State-Level Codification Efforts
To protect marriage rights from potential federal retrenchment, several states have introduced or passed constitutional amendments enshrining the right to marry regardless of sex or gender. As of early 2025, more than 20 states have such explicit protections in their constitutions or statutes. Advocates are pushing for similar measures in states like Florida, Texas, and Ohio, where political opposition has stalled progress. These state-level codifications provide a legal bulwark that cannot be easily undone by a change in federal judicial interpretation.

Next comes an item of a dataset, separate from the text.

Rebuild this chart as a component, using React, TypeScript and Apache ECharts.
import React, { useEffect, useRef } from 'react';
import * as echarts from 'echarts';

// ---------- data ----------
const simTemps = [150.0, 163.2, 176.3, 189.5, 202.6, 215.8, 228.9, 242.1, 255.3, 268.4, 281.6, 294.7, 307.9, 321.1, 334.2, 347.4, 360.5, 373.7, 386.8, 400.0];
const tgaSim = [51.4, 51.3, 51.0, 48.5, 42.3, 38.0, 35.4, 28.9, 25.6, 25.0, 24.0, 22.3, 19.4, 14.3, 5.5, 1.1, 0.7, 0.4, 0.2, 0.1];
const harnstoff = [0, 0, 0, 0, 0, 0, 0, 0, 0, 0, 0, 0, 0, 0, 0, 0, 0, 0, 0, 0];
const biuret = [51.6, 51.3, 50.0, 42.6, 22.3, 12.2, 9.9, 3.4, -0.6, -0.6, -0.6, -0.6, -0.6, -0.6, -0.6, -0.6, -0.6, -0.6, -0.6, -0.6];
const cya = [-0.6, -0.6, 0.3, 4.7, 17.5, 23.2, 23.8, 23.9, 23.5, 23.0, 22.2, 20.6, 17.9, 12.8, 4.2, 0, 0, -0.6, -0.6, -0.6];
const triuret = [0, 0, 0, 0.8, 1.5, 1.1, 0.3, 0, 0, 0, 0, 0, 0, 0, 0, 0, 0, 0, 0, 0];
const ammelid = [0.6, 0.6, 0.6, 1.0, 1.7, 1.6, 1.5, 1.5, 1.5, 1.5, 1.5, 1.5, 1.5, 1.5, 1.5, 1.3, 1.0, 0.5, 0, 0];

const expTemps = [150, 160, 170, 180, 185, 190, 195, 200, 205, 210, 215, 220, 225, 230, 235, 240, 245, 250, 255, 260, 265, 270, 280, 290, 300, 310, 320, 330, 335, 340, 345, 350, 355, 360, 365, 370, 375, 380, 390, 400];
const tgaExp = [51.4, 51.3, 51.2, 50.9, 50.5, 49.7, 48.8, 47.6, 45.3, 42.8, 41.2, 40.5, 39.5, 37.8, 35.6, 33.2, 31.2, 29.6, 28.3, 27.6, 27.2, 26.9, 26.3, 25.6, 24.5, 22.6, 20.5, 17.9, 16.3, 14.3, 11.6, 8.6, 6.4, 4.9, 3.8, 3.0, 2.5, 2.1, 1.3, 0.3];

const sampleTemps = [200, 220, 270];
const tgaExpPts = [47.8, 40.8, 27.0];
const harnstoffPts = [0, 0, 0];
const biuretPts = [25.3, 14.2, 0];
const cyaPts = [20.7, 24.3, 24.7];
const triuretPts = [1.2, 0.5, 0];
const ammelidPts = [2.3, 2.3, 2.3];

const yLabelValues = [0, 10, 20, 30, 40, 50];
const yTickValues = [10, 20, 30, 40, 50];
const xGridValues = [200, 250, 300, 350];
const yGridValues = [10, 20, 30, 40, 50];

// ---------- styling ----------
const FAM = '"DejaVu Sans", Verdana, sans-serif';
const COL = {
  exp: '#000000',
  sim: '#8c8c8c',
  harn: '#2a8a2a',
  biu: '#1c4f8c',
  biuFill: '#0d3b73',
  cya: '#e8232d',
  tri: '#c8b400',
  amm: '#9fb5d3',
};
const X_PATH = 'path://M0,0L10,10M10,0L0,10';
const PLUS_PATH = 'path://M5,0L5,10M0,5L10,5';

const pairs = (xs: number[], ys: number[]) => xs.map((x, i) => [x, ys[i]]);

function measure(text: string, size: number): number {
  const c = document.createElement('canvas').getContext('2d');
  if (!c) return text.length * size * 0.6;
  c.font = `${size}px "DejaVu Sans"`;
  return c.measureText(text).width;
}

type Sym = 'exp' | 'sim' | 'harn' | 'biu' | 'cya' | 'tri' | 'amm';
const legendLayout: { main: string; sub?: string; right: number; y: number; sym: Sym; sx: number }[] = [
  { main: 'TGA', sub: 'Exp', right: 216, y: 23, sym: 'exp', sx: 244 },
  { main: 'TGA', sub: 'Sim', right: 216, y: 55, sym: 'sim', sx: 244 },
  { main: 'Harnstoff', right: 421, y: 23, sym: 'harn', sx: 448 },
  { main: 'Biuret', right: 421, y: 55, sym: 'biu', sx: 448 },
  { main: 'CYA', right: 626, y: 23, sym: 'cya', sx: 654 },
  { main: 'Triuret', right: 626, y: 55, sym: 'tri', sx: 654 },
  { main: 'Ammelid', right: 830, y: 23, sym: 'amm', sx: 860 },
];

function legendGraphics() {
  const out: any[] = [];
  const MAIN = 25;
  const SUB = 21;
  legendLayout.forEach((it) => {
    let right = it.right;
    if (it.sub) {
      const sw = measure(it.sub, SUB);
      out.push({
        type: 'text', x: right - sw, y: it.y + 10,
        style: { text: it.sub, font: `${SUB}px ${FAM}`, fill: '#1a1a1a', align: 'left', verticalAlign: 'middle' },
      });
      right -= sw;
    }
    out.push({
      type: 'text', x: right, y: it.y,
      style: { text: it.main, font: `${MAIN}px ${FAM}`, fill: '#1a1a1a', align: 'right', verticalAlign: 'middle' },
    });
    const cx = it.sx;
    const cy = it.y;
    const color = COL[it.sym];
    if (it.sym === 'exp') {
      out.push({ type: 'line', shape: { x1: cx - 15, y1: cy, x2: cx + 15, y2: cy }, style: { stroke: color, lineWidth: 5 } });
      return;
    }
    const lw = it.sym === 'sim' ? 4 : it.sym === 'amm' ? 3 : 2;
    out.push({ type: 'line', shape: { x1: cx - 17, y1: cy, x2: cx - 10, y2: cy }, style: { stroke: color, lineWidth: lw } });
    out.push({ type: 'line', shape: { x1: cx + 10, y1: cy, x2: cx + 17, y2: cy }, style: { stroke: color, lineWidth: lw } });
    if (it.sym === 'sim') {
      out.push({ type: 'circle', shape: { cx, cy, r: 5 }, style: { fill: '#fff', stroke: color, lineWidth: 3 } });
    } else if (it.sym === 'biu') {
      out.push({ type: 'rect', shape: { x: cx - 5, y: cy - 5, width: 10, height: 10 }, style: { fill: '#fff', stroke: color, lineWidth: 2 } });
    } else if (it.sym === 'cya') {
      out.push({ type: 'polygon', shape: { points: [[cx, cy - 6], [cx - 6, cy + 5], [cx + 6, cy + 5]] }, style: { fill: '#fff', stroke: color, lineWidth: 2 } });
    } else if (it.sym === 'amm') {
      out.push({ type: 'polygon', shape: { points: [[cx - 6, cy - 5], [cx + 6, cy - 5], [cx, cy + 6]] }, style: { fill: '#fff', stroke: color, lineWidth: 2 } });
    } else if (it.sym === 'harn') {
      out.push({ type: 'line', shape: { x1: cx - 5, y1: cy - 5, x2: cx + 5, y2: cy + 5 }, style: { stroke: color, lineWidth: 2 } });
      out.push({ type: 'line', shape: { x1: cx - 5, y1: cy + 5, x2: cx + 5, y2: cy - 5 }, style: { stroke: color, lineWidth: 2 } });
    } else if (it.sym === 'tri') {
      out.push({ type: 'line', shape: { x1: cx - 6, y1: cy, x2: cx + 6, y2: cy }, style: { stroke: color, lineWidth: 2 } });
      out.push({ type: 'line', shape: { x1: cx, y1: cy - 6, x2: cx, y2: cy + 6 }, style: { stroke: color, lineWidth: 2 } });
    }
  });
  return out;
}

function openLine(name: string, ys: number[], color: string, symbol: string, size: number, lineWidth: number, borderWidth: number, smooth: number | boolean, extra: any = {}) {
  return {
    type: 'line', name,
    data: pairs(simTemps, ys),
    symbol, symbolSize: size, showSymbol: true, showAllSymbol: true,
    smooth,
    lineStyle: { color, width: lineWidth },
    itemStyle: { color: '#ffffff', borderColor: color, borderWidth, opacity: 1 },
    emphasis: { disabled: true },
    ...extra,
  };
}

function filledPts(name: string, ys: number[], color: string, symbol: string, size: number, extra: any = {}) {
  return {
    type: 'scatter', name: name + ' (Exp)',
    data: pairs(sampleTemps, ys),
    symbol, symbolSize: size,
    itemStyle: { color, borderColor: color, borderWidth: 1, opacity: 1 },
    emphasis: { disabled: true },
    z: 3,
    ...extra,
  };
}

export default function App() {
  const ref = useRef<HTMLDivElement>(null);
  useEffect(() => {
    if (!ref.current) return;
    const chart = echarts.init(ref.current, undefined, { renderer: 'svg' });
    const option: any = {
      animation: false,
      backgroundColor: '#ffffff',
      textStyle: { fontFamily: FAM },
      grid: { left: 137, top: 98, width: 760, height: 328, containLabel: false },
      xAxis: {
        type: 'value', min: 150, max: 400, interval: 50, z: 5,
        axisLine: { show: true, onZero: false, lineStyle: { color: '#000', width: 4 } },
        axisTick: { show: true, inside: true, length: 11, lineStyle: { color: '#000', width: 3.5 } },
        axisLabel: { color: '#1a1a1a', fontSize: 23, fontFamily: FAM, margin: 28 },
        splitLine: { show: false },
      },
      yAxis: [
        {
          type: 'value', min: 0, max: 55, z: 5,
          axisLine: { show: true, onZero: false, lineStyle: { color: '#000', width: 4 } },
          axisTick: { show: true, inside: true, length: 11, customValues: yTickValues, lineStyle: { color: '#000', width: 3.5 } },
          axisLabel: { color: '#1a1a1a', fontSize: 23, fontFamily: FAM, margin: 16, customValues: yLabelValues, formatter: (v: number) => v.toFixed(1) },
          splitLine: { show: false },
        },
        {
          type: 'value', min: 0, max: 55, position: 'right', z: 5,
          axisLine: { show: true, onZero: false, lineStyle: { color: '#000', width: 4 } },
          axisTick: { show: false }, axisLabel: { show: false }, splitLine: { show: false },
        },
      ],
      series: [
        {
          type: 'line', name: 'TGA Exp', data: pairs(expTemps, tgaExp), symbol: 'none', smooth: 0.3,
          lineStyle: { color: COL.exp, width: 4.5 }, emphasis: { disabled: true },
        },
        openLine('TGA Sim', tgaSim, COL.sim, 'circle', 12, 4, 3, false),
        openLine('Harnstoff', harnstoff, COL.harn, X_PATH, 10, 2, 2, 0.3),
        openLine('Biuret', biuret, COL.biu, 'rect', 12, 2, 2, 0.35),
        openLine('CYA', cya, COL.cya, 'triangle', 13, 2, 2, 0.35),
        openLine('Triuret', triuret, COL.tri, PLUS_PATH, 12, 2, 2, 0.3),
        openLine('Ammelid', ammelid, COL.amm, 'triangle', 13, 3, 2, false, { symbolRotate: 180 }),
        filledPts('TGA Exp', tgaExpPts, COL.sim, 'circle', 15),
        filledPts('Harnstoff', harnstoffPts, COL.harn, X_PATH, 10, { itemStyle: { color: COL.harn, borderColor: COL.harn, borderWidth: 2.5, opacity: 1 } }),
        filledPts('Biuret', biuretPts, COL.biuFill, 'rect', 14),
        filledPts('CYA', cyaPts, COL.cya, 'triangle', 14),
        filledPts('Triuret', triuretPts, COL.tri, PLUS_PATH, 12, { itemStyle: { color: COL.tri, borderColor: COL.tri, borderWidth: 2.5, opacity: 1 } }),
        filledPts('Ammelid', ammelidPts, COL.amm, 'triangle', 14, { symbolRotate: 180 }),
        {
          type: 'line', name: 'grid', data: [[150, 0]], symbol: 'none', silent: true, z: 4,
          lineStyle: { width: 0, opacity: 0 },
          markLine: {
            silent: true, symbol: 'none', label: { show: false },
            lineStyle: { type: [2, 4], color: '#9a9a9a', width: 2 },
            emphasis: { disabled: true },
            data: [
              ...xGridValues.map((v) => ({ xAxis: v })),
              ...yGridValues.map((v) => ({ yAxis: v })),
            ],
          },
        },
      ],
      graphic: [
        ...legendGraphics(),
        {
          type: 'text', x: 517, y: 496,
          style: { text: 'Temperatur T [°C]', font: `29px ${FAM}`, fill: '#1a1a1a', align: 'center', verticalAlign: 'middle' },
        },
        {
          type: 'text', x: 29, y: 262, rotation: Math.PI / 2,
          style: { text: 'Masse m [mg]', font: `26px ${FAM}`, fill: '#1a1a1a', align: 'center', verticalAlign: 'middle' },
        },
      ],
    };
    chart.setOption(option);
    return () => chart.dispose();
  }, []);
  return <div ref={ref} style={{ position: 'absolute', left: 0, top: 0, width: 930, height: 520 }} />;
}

Evolving Social Norms and Legislative Responsiveness
Public opinion on marriage has shifted dramatically over the past two decades. Polls consistently show that a strong majority of Americans support same-sex marriage, and attitudes toward interracial and interfaith marriage have become overwhelmingly positive. This social evolution often precedes legislative change, as state lawmakers respond to constituent demands. Younger legislators are more likely to introduce bills that remove archaic restrictions and expand recognition of diverse family structures. At the same time, conservative states may continue to pass laws that emphasize traditional definitions of marriage, creating a persistent divergence in legal treatment across the country.
Conclusion
State legislation remains the primary engine for defining and regulating marriage rights in the United States. While federal court rulings set constitutional baselines—prohibiting race-based and sex-based discrimination—states retain significant latitude to establish eligibility rules, procedural requirements, and spousal benefits. The result is a legal landscape that is both uniform in its fundamental protections and diverse in its everyday applications. As social attitudes continue to evolve and new legal challenges emerge, state legislatures will remain the arena where the most specific and contentious debates about marriage rights play out. For couples, families, and legal professionals, understanding the role of state law is not just an academic exercise—it is a practical necessity.